# What to do
Only the lines from the top of the listing below to the line that has "from bokeh.resources import INLINE" should be echoed, with both ends kept and pictures left out.

#### Recorded data

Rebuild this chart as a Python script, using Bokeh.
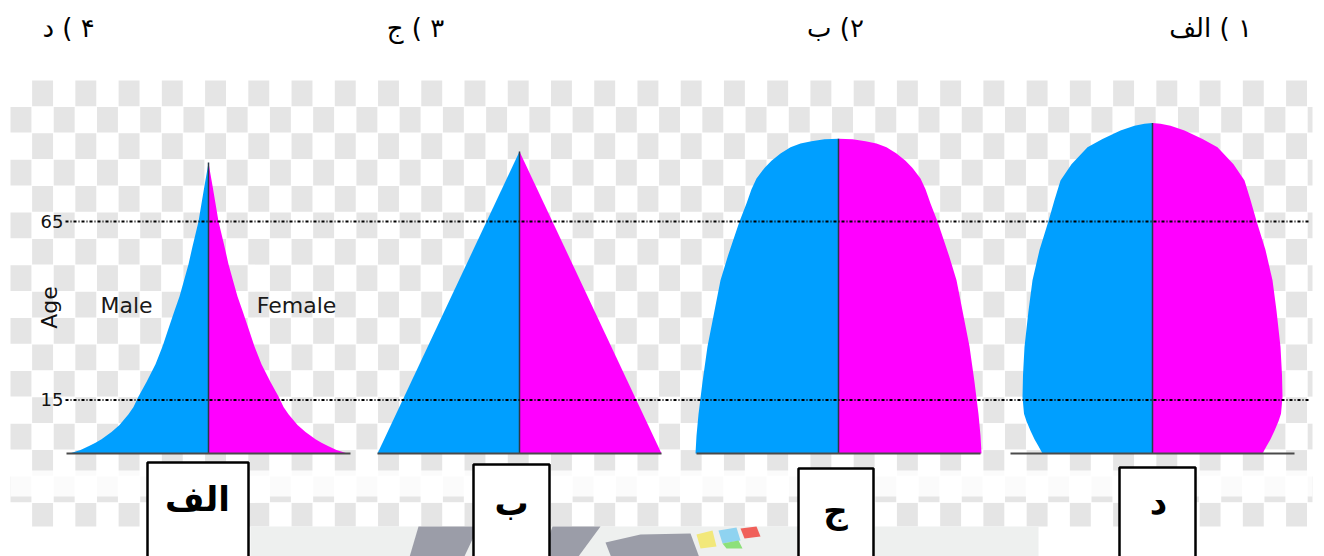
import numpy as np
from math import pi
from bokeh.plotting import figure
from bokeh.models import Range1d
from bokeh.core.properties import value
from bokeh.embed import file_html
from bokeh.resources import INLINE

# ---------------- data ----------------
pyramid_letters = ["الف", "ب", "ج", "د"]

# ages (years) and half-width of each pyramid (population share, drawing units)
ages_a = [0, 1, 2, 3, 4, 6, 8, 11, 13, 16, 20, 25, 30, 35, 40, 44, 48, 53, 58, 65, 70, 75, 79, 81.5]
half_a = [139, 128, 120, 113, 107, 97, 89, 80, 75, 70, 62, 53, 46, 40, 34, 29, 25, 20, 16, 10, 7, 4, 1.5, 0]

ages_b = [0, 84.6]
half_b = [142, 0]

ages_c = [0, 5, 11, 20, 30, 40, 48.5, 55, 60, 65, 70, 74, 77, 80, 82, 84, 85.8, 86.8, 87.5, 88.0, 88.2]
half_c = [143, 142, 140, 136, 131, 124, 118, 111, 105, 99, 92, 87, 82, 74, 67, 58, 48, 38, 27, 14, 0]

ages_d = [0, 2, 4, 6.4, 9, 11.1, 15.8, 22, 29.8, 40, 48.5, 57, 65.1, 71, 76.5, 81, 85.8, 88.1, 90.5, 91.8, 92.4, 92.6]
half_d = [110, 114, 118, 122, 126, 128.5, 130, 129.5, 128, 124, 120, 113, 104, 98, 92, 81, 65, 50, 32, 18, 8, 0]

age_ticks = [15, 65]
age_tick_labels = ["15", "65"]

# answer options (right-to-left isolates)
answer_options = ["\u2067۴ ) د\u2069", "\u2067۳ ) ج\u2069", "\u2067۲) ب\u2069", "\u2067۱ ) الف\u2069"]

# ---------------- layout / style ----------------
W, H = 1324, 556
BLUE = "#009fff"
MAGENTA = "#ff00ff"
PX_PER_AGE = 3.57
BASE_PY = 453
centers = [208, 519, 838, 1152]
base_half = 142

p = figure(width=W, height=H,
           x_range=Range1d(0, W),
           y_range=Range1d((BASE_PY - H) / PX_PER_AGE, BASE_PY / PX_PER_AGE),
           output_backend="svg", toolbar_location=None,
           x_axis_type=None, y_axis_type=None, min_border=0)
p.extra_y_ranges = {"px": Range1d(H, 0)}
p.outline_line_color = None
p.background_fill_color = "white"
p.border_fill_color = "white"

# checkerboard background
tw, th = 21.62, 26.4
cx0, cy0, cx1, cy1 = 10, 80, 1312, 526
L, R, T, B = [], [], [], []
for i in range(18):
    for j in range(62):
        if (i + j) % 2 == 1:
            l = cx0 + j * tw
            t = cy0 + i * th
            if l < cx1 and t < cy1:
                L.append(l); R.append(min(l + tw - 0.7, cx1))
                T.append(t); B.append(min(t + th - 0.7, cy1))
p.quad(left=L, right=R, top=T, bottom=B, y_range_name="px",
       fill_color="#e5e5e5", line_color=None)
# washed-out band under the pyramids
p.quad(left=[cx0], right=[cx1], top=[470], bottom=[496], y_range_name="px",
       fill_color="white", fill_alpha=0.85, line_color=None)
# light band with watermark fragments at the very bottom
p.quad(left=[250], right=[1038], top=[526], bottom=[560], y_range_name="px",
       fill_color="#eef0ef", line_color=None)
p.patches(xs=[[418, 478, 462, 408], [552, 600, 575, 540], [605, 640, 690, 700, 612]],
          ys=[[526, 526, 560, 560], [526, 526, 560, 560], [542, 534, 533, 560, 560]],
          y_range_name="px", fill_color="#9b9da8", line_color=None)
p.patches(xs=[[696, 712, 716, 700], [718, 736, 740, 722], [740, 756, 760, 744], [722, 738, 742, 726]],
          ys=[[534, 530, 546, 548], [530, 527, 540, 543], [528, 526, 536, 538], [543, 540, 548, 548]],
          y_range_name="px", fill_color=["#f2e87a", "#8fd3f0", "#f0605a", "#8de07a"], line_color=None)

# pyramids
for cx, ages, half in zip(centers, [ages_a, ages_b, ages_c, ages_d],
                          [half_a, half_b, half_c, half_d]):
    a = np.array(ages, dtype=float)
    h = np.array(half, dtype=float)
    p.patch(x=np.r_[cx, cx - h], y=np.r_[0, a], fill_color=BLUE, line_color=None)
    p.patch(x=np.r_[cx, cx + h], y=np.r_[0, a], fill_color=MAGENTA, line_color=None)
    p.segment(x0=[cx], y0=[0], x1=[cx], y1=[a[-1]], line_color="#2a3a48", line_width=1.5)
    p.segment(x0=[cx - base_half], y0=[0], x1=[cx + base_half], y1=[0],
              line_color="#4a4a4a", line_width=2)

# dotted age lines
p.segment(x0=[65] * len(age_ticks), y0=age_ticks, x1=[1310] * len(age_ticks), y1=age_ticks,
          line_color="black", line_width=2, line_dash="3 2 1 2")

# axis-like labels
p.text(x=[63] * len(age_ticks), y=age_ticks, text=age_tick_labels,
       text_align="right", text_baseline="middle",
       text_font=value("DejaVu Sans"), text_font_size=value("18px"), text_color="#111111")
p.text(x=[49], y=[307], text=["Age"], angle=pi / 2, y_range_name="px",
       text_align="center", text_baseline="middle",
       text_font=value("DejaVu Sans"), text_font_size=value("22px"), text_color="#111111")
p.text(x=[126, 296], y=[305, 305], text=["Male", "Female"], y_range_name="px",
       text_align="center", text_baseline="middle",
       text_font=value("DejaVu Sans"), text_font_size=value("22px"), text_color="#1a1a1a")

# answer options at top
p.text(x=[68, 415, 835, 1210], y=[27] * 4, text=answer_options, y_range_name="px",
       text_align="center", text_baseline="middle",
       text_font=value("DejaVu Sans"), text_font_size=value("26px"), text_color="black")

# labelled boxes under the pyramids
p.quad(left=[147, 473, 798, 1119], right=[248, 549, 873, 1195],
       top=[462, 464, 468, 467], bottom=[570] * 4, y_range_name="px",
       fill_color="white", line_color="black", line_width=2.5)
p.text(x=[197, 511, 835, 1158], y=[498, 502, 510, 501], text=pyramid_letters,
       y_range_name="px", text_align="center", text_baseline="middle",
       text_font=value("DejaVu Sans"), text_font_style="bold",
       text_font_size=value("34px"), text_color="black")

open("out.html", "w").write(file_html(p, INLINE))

########

# Right answer
Rebuild this chart as a Python script, using Bokeh.
import numpy as np
from math import pi
from bokeh.plotting import figure
from bokeh.models import Range1d
from bokeh.core.properties import value
from bokeh.embed import file_html
from bokeh.resources import INLINE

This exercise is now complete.